Check each line below for "this" and report how many have it, nothing else.

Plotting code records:
————

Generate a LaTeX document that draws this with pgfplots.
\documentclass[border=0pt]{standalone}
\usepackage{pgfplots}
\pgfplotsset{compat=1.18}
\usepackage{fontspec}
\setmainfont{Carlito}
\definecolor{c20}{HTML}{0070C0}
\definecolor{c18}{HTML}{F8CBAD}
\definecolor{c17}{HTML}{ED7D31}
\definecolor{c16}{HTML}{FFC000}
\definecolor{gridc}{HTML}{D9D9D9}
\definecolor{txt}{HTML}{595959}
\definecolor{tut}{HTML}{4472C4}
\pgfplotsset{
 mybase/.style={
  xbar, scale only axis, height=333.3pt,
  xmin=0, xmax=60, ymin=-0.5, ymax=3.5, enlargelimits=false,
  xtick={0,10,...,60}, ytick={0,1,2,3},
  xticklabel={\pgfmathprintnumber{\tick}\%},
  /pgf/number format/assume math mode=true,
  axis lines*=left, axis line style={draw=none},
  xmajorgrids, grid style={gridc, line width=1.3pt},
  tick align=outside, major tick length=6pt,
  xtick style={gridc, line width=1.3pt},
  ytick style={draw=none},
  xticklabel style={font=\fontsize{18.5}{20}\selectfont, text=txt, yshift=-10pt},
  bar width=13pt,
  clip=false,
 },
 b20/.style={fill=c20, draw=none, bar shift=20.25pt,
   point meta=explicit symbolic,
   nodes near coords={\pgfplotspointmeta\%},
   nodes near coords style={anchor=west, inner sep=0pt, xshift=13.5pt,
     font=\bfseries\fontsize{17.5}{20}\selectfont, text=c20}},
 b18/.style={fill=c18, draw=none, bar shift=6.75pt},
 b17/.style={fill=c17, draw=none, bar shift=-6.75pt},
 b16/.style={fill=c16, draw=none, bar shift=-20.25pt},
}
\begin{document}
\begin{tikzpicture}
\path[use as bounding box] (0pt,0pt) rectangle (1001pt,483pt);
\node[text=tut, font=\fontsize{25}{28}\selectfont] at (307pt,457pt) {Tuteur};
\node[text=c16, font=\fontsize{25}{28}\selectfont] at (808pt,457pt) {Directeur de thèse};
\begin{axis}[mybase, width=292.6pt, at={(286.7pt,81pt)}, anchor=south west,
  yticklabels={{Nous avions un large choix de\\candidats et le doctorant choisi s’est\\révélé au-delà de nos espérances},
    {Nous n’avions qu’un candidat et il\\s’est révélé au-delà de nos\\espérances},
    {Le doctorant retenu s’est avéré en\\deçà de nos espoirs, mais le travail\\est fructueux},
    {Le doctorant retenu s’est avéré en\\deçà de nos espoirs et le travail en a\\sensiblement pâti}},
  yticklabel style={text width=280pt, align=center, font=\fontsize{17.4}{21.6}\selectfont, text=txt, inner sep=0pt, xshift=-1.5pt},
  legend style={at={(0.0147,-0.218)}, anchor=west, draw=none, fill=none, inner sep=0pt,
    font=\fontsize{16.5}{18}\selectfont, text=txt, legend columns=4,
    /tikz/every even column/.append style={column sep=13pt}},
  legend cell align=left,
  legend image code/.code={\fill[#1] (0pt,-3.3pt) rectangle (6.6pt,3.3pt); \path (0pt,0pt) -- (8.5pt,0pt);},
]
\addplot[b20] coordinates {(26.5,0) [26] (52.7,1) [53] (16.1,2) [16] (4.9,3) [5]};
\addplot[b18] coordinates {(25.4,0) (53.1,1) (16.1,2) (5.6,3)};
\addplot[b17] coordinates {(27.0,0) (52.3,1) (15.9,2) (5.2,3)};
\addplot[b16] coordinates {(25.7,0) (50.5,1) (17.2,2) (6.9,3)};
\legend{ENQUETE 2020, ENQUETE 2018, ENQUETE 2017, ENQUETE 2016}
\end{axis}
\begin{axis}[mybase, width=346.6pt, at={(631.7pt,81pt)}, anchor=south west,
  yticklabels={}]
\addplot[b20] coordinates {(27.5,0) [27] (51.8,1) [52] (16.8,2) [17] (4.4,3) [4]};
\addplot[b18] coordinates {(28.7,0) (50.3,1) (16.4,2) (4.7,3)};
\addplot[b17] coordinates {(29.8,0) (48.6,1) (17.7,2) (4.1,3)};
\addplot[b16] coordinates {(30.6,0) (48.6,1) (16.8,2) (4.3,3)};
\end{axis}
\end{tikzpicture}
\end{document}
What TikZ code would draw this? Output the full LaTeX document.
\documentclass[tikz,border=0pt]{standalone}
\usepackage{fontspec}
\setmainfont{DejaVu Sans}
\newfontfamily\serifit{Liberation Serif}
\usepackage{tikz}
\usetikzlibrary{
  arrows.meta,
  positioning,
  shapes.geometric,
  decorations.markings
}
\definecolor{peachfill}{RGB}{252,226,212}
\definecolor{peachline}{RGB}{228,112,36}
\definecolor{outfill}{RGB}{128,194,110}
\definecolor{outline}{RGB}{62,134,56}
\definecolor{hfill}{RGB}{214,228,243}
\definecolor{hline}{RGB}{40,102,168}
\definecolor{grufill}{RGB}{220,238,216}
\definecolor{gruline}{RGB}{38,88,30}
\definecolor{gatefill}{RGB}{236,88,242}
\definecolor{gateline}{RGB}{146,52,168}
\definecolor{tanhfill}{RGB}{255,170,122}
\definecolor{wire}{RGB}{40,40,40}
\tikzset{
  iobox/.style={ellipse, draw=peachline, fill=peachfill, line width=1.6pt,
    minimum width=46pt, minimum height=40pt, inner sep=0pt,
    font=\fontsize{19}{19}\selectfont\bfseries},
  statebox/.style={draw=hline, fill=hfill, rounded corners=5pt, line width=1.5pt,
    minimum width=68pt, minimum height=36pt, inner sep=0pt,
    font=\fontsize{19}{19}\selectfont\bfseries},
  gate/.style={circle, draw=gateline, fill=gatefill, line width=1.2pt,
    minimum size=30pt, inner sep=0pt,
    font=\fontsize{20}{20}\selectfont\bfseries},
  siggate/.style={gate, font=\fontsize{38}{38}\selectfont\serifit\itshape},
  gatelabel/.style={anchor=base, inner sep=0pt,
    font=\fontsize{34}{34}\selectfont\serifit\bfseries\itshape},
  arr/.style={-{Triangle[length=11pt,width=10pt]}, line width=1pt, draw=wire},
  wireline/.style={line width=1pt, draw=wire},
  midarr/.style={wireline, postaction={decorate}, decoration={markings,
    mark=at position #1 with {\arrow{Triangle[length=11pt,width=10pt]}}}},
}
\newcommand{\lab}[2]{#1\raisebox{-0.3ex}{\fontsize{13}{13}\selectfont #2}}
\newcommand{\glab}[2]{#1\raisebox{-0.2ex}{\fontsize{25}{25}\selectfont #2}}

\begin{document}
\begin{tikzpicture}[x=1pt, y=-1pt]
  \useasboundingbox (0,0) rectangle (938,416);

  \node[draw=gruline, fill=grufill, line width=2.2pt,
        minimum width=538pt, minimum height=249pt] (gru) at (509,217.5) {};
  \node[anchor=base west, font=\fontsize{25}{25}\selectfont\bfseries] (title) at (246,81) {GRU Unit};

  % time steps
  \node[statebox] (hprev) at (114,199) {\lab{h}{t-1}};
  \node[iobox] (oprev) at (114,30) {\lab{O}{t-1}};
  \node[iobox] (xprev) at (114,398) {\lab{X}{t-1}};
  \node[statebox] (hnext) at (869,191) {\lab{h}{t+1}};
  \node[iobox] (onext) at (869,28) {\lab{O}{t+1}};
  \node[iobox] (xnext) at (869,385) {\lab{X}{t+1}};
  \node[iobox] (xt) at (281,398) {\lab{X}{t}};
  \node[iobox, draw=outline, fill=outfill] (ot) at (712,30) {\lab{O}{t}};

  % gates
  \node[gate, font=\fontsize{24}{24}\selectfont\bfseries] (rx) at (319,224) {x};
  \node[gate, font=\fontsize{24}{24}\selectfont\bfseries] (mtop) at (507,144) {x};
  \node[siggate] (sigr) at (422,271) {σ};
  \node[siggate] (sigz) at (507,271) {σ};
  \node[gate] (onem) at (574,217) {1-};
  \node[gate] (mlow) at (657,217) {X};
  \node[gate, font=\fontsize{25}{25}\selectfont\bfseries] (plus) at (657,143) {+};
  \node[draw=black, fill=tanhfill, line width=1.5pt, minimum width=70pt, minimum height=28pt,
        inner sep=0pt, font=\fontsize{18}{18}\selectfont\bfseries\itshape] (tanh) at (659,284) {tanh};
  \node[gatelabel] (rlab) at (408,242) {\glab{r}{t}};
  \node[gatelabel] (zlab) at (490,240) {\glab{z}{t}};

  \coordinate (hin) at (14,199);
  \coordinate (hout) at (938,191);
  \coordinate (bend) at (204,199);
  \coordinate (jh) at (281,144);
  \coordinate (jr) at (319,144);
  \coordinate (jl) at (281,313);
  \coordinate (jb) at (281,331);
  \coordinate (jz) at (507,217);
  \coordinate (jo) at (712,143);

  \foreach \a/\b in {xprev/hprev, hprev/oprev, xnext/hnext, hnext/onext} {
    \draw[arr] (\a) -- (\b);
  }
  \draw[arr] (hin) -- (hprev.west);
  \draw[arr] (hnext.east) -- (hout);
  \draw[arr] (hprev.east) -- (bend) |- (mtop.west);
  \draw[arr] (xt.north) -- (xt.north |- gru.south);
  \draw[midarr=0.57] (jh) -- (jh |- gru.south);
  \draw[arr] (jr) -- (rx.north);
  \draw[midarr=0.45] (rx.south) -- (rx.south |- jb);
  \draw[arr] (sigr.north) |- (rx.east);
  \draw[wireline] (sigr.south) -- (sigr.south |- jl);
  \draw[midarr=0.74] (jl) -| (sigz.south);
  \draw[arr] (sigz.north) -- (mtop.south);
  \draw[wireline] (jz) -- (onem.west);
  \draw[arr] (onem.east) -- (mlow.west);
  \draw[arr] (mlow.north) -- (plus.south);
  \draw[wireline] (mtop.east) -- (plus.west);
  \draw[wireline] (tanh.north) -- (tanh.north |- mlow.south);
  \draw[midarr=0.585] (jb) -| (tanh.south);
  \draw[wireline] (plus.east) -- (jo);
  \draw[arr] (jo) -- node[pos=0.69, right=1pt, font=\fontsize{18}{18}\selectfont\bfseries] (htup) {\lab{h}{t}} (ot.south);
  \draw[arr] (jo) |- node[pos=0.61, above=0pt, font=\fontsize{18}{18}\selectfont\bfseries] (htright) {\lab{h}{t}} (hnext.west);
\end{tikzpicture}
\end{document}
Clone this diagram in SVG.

————

→ **THE RESPONSE**: 3